As a far-reaching effect of this cooperation, the Saudi dynasty firmly established its control in the political arena assuming certain titles indicating temporal power such as amir, haakim and malik, king.

Relations Between the Ottoman Rule and the Saudi-Wahhabi Dynasty

Muhammad b. ‘Abd al-Wahhab declared that Islam protected by the Ottoman Sultan was not the true Islam, implying that the sultan was not the legitimate leader of the ummah. The Wahhabis held that the Arabs were worthier than the Turks with regard to imamete or leadership. Thus the authority of the Ottoman rule was rejected and challenged. When the rapid expansion of the Wahhabi movement was reported to Istanbul, the Ottoman Caliph, Sultan Mahmud II, urged Muhammad ‘Ali Pasha, the governor of Egypt, to drive the Wahhabis out of the holy cities. Under the Caliphal instruction, Muhammad ‘Ali Pasha launched a series of military attacks on Wahhabi-controlled territories. In 1818, he reached Dariyya and captured the capital of the Wahhabi-Saudi alliance (Troeller, p. 14).
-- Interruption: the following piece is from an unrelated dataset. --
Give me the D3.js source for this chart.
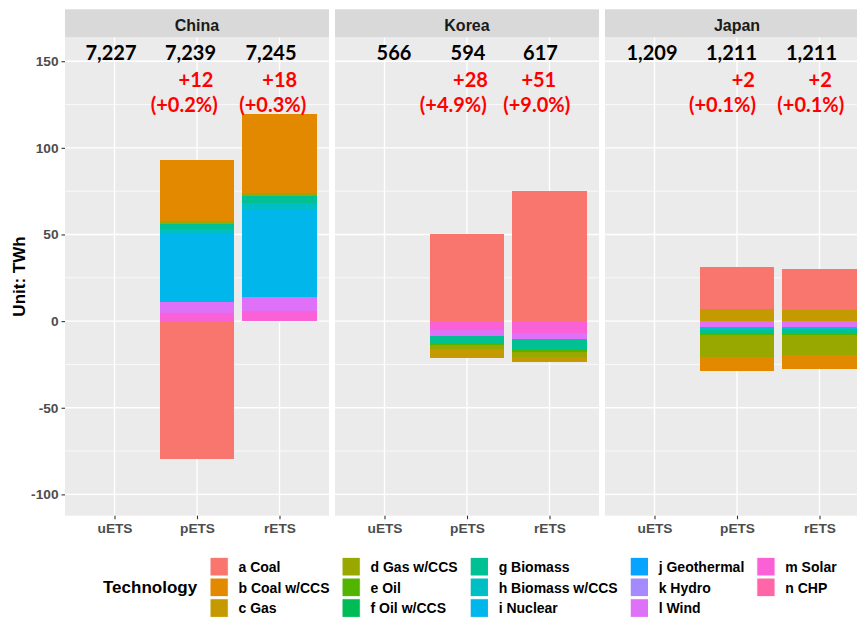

Although the Wahhabi movement was put down, its expansion did not fade away. After the recovery and restoration of the Saudi dynasty, ‘Abd al-‘Aziz, Son of ‘Abd al-Rahman, entered Riyadh in 1901 and the Saudi dynasty regained authority while regions of Najd, Hijaz, Makkah, Madina, and Jeddah were all also occupied. After an international recognition of hereditary authority or kingship of the Saudi family, new developments in the political arena facilitated the consolidation of the Saudi-Wahhabi alliance as a nation-state.

Later Developments in the Wahhabi World

The Wahhabi world could not remain aloof from the changing nature of world events and patterns of international relations in the modern era. New developments in different spheres of life rapidly occurred. Today the Wahhabi doctrine is supported by the political power of the state as the official form of Islam in the Kingdom of Saudi Arabia, as it has been from the outset of the Wahhabi-Saudi alliance. The members of the royal family seem to be advocates of the Wahhabi ideology. The mufti and the chief qadi come from the House of Shaykhs. The courts are largely Wahhabi in character. The spread of education and the improvement of communication systems have made it easier to transmit the Wahhabi doctrines to different segments of [the] population.